Markets loathe uncertainty, and nowhere is that more evident than in the latest developments from Kampala. The army chief’s decision to shut down media outlets has sent a clear signal to investors: political risk in Uganda has just spiked. This is not a matter of free speech alone; it is a matter of capital flight, currency instability, and the erosion of institutional credibility.
For years, Uganda has been a relative safe haven in a volatile region, attracting foreign direct investment thanks to its perceived stability. But when the military starts pulling the plug on independent news organisations, the risk premium on Ugandan assets inevitably rises. The British-funded press freedom report, which condemns this move, will do little to reassure international investors who now see a government willing to bypass the rule of law.
The army chief’s rationale, that the shutdown is necessary for national security, is the classic hollow justification that central bankers and finance ministries have learned to dread. It is the financial equivalent of a sovereign debt default: a sudden, unilateral action that destroys trust and triggers a reassessment of all outstanding liabilities. Expect to see the Ugandan shilling come under pressure in the coming days as offshore funds reassess their exposure.
Meanwhile, the British government’s funding of the report is a reminder of the delicate balancing act that foreign aid presents. While the report may chide the Ugandan government, the very act of funding such criticism can be seen as meddling, potentially emboldening the regime to double down on its nationalist and anti-Western rhetoric. That, in turn, could lead to further market distortions, such as capital controls or punitive taxes on foreign-owned businesses.

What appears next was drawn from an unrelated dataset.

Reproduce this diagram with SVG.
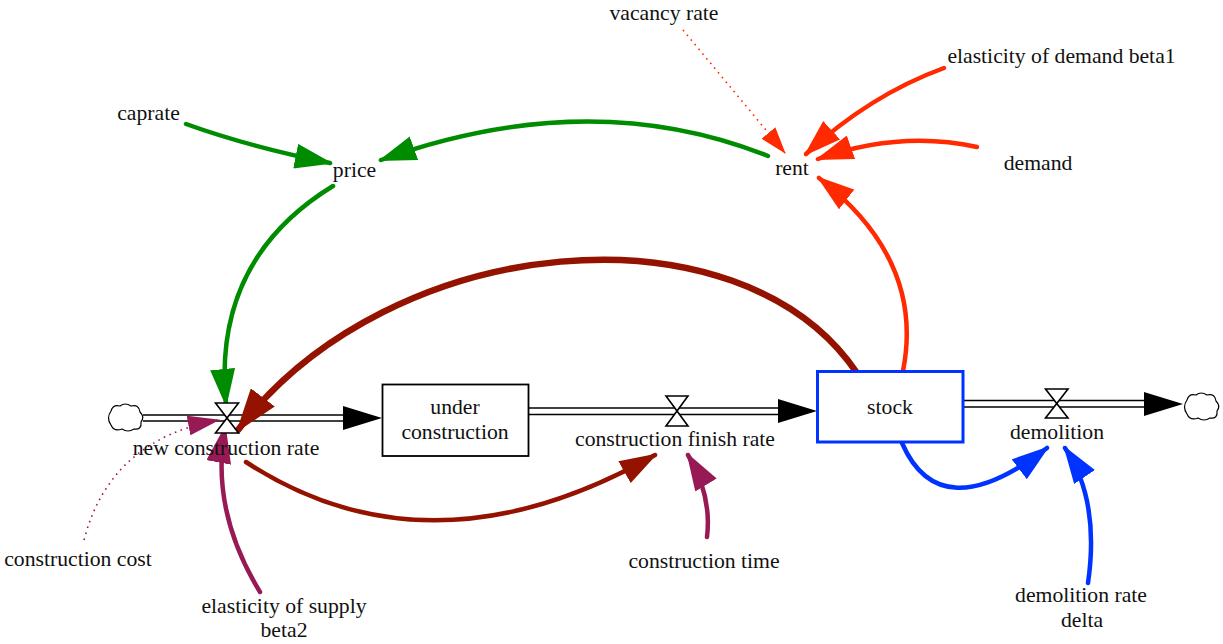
<svg xmlns="http://www.w3.org/2000/svg" width="1223" height="644" viewBox="0 0 1223 644">
<style>
text{font-family:"Liberation Serif","Times New Roman",serif;font-size:21.7px;fill:#111;text-anchor:middle}
.pipe{stroke:#000;stroke-width:1.6;fill:none}
.valve{fill:#fff;stroke:#000;stroke-width:1.6}
.cloud{fill:#fff;stroke:#000;stroke-width:1.2}
.c{fill:none;stroke-width:4.5;stroke-linecap:round}
.g{stroke:#008c00}
.r{stroke:#ff2a00}
.dr{stroke:#931200}
.p{stroke:#981a55}
.b{stroke:#0033ff}
</style>
<defs>
<marker id="ag" viewBox="0 0 38 25" refX="35" refY="12.5" markerWidth="38" markerHeight="25" markerUnits="userSpaceOnUse" orient="auto"><path d="M0,0 L38,12.5 L0,25 Z" fill="#008c00"/></marker>
<marker id="ar" viewBox="0 0 38 25" refX="35" refY="12.5" markerWidth="38" markerHeight="25" markerUnits="userSpaceOnUse" orient="auto"><path d="M0,0 L38,12.5 L0,25 Z" fill="#ff2a00"/></marker>
<marker id="ars" viewBox="0 0 27 18" refX="26" refY="9" markerWidth="27" markerHeight="18" markerUnits="userSpaceOnUse" orient="auto"><path d="M0,0 L27,9 L0,18 Z" fill="#ff2a00"/></marker>
<marker id="adr" viewBox="0 0 38 25" refX="35" refY="12.5" markerWidth="38" markerHeight="25" markerUnits="userSpaceOnUse" orient="auto"><path d="M0,0 L38,12.5 L0,25 Z" fill="#931200"/></marker>
<marker id="adrb" viewBox="0 0 44 30" refX="41" refY="15" markerWidth="44" markerHeight="30" markerUnits="userSpaceOnUse" orient="auto"><path d="M0,0 L44,15 L0,30 Z" fill="#931200"/></marker>
<marker id="ap" viewBox="0 0 38 25" refX="35" refY="12.5" markerWidth="38" markerHeight="25" markerUnits="userSpaceOnUse" orient="auto"><path d="M0,0 L38,12.5 L0,25 Z" fill="#981a55"/></marker>
<marker id="aps" viewBox="0 0 32 20" refX="30" refY="10" markerWidth="32" markerHeight="20" markerUnits="userSpaceOnUse" orient="auto"><path d="M0,0 L32,10 L0,20 Z" fill="#981a55"/></marker>
<marker id="ab" viewBox="0 0 38 25" refX="35" refY="12.5" markerWidth="38" markerHeight="25" markerUnits="userSpaceOnUse" orient="auto"><path d="M0,0 L38,12.5 L0,25 Z" fill="#0033ff"/></marker>
<path id="cloudshape" d="M4,8 Q6,1 13,3 Q18,-1 24,3 Q32,1 33,9 Q38,14 34,19 Q35,27 27,26 Q21,30 15,26 Q7,29 4,22 Q-1,15 4,8 Z"/>
</defs>

<g id="flows">
<use href="#cloudshape" class="cloud" transform="translate(107,403)"/>
<line class="pipe" x1="143" y1="415" x2="350" y2="415"/>
<line class="pipe" x1="143" y1="421" x2="350" y2="421"/>
<polygon points="343,406 382,418 343,430" fill="#000"/>
<line class="pipe" x1="529" y1="408" x2="785" y2="408"/>
<line class="pipe" x1="529" y1="414.5" x2="785" y2="414.5"/>
<polygon points="778,399 817,411 778,423" fill="#000"/>
<line class="pipe" x1="963" y1="400.5" x2="1150" y2="400.5"/>
<line class="pipe" x1="963" y1="407" x2="1150" y2="407"/>
<polygon points="1144,392 1183,404 1144,416" fill="#000"/>
<use href="#cloudshape" class="cloud" transform="translate(1183,392)"/>
</g>

<g id="connectors">
<path class="c g" d="M186,124 Q250,147 330,163" marker-end="url(#ag)"/>
<path class="c g" d="M768,156 Q590,85 381,160" marker-end="url(#ag)"/>
<path class="c g" d="M333,186 Q212,260 226,404" marker-end="url(#ag)"/>
<path class="c r" d="M944,68 Q870,95 806,154" marker-end="url(#ar)"/>
<path class="c r" d="M977,147 Q900,130 818,159" marker-end="url(#ar)"/>
<path fill="none" stroke="#ff2a00" stroke-width="1.6" stroke-dasharray="1.6 4.5" d="M683,30 L785,153" marker-end="url(#ars)"/>
<path class="c r" d="M903,371 Q925,260 819,178" marker-end="url(#ar)"/>
<path class="c dr" style="stroke-width:6.5" d="M857,373 C740,200 390,230 238,430" marker-end="url(#adrb)"/>
<path class="c dr" d="M246,462 Q430,582 655,455" marker-end="url(#adr)"/>
<path class="c p" d="M707,537 Q712,495 688,455" marker-end="url(#ap)"/>
<path class="c p" d="M260,592 Q210,510 225,428" marker-end="url(#ap)"/>
<path fill="none" stroke="#981a55" stroke-width="1.6" stroke-dasharray="1.6 4.5" d="M84,540 Q110,440 218,420" marker-end="url(#aps)"/>
<path class="c b" d="M902,443 Q940,530 1047,448" marker-end="url(#ab)"/>
<path class="c b" d="M1088,583 Q1100,500 1065,448" marker-end="url(#ab)"/>
</g>

<g id="new-construction-rate">
<polygon class="valve" points="215.5,403 238.5,403 215.5,433 238.5,433"/>
<text x="226" y="455">new construction rate</text>
</g>
<g id="under-construction">
<rect x="382.5" y="384.5" width="146" height="71.5" fill="#fff" stroke="#000" stroke-width="1.8"/>
<text x="455" y="414">under</text>
<text x="455" y="439">construction</text>
</g>
<g id="construction-finish-rate">
<polygon class="valve" points="666,396 688,396 666,426 688,426"/>
<text x="675" y="446">construction finish rate</text>
</g>
<g id="stock">
<rect x="817.5" y="371.5" width="145.5" height="70.5" fill="#fff" stroke="#0033ff" stroke-width="3"/>
<text x="890" y="414">stock</text>
</g>
<g id="demolition">
<polygon class="valve" points="1045.5,389 1068,389 1045.5,418 1068,418"/>
<text x="1057" y="439">demolition</text>
</g>
<g id="vacancy-rate"><text x="664" y="20">vacancy rate</text></g>
<g id="elasticity-of-demand-beta1"><text x="1061.5" y="63">elasticity of demand beta1</text></g>
<g id="demand"><text x="1038" y="170">demand</text></g>
<g id="rent"><text x="792" y="175">rent</text></g>
<g id="caprate"><text x="148.5" y="120">caprate</text></g>
<g id="price"><text x="354.5" y="177">price</text></g>
<g id="construction-cost"><text x="78" y="566">construction cost</text></g>
<g id="elasticity-of-supply-beta2"><text x="284" y="613">elasticity of supply</text><text x="284" y="637">beta2</text></g>
<g id="construction-time"><text x="704" y="568">construction time</text></g>
<g id="demolition-rate-delta"><text x="1081" y="602">demolition rate</text><text x="1082" y="627">delta</text></g>
</svg>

Investors would be wise to watch the yield spread on Ugandan government bonds. Any widening would signal that the market is pricing in higher political risk. Moreover, the shutdown of media outlets reduces transparency, making it harder for investors to gauge the true state of the economy. In this environment, the cost of capital for Ugandan firms will rise, and the country risk premium will expand.
The bottom line is that military interventions in media freedom are never cost-free. They impose a tax on economic growth and a discount on asset values. The British-funded report may be a moral victory for press freedom, but the market will vote with its feet. And right now, those feet are heading for the exits.